GIVEN DATA:

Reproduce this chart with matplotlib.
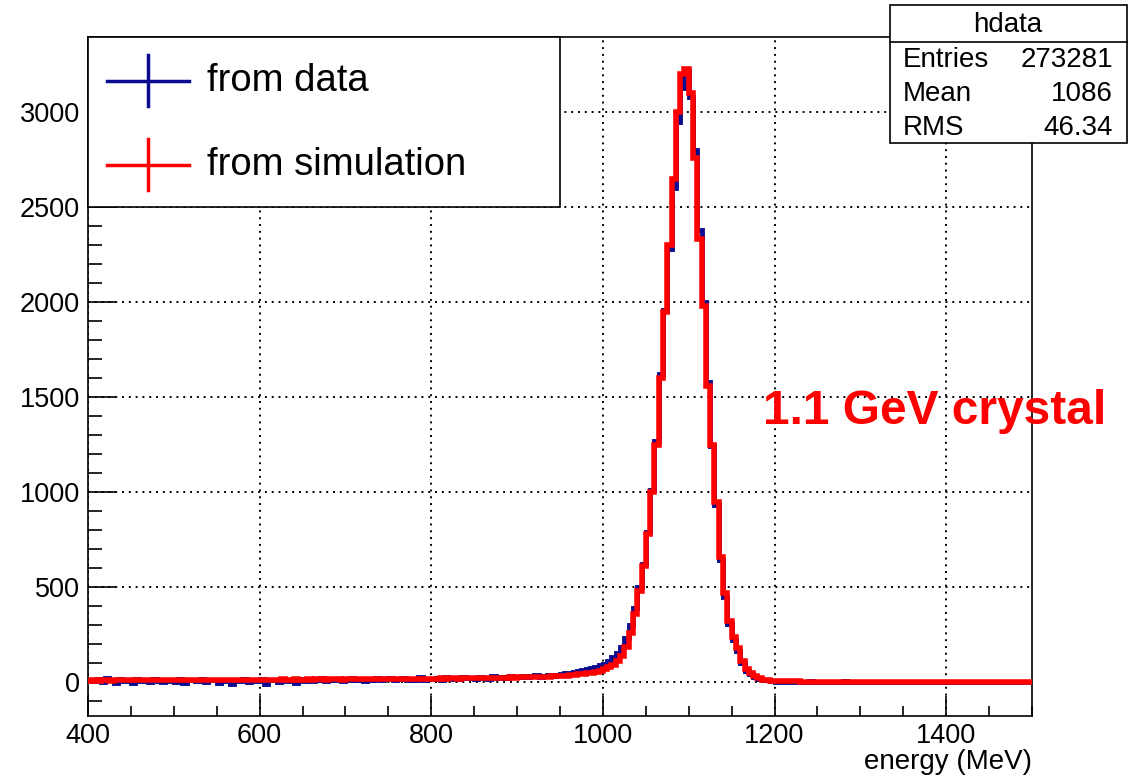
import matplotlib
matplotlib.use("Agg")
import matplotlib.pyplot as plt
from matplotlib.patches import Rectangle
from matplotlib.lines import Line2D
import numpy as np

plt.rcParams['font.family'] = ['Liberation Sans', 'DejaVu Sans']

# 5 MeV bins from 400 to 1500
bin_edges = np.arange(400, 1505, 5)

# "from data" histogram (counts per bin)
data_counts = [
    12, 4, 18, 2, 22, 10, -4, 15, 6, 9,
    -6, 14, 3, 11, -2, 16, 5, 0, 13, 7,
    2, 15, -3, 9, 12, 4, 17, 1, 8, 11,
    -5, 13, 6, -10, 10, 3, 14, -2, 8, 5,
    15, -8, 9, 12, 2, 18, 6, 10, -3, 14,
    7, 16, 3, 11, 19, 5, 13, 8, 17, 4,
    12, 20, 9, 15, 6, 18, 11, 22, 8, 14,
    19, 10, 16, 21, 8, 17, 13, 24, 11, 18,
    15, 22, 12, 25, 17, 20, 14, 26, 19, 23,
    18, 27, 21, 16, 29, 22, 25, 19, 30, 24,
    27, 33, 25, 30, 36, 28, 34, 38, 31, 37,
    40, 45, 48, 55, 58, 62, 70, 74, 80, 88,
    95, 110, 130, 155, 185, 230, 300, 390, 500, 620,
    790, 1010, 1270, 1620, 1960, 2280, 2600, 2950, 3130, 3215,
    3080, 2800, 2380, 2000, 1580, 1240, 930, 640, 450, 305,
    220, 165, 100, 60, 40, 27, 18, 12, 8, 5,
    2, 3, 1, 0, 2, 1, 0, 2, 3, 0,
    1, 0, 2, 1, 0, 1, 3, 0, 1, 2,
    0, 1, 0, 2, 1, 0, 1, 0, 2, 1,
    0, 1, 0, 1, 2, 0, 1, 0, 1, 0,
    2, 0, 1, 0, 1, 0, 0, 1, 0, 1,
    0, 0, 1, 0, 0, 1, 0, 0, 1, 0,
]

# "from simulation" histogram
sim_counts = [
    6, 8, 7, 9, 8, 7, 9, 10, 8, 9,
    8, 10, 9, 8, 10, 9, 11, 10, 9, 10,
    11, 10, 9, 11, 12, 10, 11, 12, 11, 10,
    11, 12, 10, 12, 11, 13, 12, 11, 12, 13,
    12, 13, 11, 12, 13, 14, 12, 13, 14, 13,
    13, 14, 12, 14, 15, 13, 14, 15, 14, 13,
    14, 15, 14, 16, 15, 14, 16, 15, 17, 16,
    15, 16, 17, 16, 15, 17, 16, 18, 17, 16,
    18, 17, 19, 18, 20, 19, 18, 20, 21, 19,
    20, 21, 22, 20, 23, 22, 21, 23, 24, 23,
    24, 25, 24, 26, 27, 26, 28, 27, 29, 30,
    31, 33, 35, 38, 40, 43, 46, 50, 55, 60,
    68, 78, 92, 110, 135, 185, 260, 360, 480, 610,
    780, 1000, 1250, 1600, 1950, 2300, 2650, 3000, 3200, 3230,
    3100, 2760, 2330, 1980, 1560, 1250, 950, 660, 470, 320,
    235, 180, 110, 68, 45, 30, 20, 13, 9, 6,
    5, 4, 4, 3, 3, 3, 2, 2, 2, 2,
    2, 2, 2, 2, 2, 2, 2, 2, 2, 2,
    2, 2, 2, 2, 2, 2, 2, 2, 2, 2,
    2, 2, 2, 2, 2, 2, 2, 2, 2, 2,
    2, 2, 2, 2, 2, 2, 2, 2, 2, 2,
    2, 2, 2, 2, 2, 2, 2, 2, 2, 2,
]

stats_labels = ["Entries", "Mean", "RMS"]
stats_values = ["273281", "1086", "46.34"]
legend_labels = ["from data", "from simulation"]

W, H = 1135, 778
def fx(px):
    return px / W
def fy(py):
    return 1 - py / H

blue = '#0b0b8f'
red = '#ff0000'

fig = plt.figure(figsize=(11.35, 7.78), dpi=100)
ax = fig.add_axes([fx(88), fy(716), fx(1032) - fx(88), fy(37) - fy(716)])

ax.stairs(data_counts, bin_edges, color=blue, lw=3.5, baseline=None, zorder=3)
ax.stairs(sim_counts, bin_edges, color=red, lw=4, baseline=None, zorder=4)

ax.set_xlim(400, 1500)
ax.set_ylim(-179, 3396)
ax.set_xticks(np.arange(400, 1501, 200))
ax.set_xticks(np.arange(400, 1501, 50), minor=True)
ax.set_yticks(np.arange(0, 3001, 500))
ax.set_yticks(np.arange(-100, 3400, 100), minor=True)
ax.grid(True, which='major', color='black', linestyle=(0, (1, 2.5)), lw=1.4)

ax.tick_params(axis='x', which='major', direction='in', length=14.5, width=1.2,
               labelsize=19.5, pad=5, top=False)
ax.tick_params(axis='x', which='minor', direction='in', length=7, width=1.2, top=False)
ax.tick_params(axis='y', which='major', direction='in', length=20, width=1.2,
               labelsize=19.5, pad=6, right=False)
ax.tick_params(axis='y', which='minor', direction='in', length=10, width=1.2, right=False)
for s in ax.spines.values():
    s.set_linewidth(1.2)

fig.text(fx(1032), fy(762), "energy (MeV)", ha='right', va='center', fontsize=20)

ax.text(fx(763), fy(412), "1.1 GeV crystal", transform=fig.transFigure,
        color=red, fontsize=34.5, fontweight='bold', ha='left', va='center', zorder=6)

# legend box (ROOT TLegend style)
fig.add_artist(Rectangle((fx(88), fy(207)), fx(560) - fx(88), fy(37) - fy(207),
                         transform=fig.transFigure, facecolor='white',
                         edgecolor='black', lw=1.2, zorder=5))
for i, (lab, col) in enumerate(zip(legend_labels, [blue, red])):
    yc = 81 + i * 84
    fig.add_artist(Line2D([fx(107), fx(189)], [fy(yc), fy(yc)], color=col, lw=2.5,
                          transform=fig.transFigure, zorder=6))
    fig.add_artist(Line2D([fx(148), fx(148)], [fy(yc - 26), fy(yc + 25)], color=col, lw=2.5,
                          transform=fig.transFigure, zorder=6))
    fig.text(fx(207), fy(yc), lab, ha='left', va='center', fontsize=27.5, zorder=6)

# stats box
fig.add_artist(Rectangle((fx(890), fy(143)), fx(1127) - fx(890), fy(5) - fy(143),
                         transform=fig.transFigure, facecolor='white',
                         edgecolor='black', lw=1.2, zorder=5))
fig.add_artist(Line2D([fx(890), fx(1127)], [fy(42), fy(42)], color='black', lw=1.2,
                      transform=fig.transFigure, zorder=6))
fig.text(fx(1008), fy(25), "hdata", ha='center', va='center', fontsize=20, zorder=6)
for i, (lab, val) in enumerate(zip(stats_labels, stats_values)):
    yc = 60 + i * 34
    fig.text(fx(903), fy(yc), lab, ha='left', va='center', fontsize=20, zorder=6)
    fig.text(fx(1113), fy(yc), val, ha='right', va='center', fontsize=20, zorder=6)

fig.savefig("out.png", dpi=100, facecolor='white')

WORK TO BE COMPLETED: Copy out each line of the data containing the string "matplotlib".

THE ANSWER:
Reproduce this chart with matplotlib.
import matplotlib
matplotlib.use("Agg")
import matplotlib.pyplot as plt
from matplotlib.patches import Rectangle
from matplotlib.lines import Line2D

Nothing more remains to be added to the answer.